A bunch of us went to Zea's (Barry's daughter) theater performance last Tuesday and then they invited us over for dinner and we played Apples to Apples and drank homemade mead (honey wine) and pina coladas. Zea, who is 8 years old, beat me at Apples to Apples. It was so fun.

We're planning a St. Patrick's day croquet party. We're also planning to rent a car next weekend and drive to other parts of the island. Hopefully i'll be writing about how fun those things were in the near future.

Tuesday, March 3, 2009

Very large centipedes.

This week has been a bit chaotic because 3 apprentices who have been here for about 7 or 8 months just left. We were crowded with the overlapping apprentices, and with them packing and celebrating their time in Hawaii, things were a little nuts and way fun. I got some sweet give away clothes out of it, too.

Here is another reason why this farm is a dream come true for me: we have dress up harvest days and dress up potlucks. We have a dress up box. On Sunday night, three of the guys dressed in drag with dresses and wigs. It was amazing. Eventually i'll put up pics.

Emily and I planted coffee trees last Wednesday. We had to move some wooden pallets, and I saw the biggest centipede i've ever seen in my life. Like as thick as my finger! It totally grossed me out, and justifiably so b/c their bites are horrendous.

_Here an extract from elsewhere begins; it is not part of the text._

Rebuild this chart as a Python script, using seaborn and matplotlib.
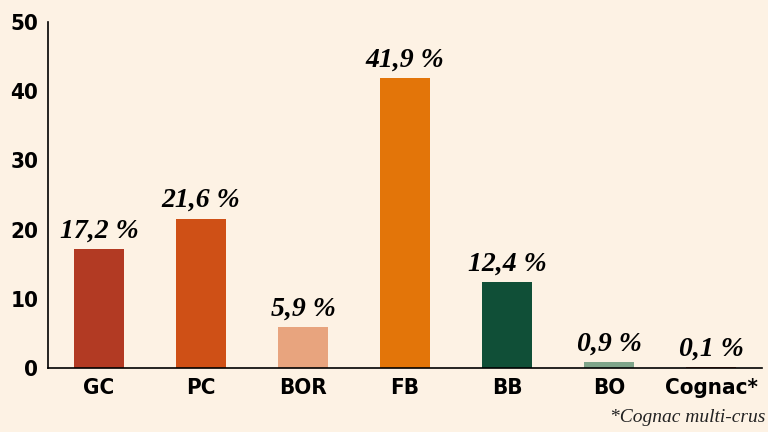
import matplotlib
matplotlib.use('Agg')
import matplotlib.pyplot as plt
import seaborn as sns
import pandas as pd

# data
categories = ['GC', 'PC', 'BOR', 'FB', 'BB', 'BO', 'Cognac*']
shares = [17.2, 21.6, 5.9, 41.9, 12.4, 0.9, 0.1]
labels = ['17,2 %', '21,6 %', '5,9 %', '41,9 %', '12,4 %', '0,9 %', '0,1 %']
colors = ['#B23A23', '#CF5016', '#E8A47E', '#E37509', '#104F37', '#7FA58A', '#B34A2E']

bg = '#FDF2E4'
sns.set_style('white')
plt.rcParams['font.family'] = ['DejaVu Sans']
plt.rcParams['font.stretch'] = 'condensed'
plt.rcParams['text.color'] = 'black'
plt.rcParams['xtick.color'] = 'black'
plt.rcParams['ytick.color'] = 'black'

df = pd.DataFrame({'cat': categories, 'share': shares})

fig = plt.figure(figsize=(7.68, 4.32), dpi=100, facecolor=bg)
ax = fig.add_axes([0.0625, 0.148, 0.93, 0.801])
ax.set_facecolor(bg)

sns.barplot(data=df, x='cat', y='share', hue='cat', palette=colors,
            width=0.49, legend=False, ax=ax, saturation=1, linewidth=0)

for i, (v, t) in enumerate(zip(shares, labels)):
    ax.text(i, v + 0.8, t, ha='center', va='bottom', fontsize=20, color='black',
            family='Liberation Serif', fontweight='bold', style='italic')

ax.set_xlim(-0.5, 6.5)
ax.set_ylim(0, 50)
ax.set_yticks([0, 10, 20, 30, 40, 50])
ax.set_xlabel('')
ax.set_ylabel('')
ax.tick_params(axis='both', length=0, labelsize=16, pad=7)
for lab in ax.get_xticklabels() + ax.get_yticklabels():
    lab.set_fontweight('bold')

for s in ['top', 'right']:
    ax.spines[s].set_visible(False)
for s in ['left', 'bottom']:
    ax.spines[s].set_color('black')
    ax.spines[s].set_linewidth(1.2)

fig.text(0.996, 0.022, '*Cognac multi-crus', ha='right', va='baseline',
         fontsize=14, color='#222222', family='Liberation Serif', style='italic')

fig.savefig('out.png', dpi=100, facecolor=bg)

We checked out some of the nearby thrift stores. I bought this hawaiian print shrug type thing. Em and I tried traditional Hawaiian food--Laulau (a meat like pork seasoned and wrapped in taro leaves and then steamed), this salmon-y tomato salsa stuff, macaroni/potato salad (yep, that's what they normally have with their meals), and we got chocolate haupia cake! yum, cake. we also tried poi, a fermented goo made from the taro root. it's purple and very plain tasting. they eat it with fish and meat usually. Anyway, i was famished so it all tasted very good.

Em and I also tried out riding bikes to get around for the first time. It's a nice way to get around, but a bit scary because the roads are narrow and busy and we don't have helmets. We'll just be really careful.

All is well and Em and I both have avoided bad burns AND farmers tans.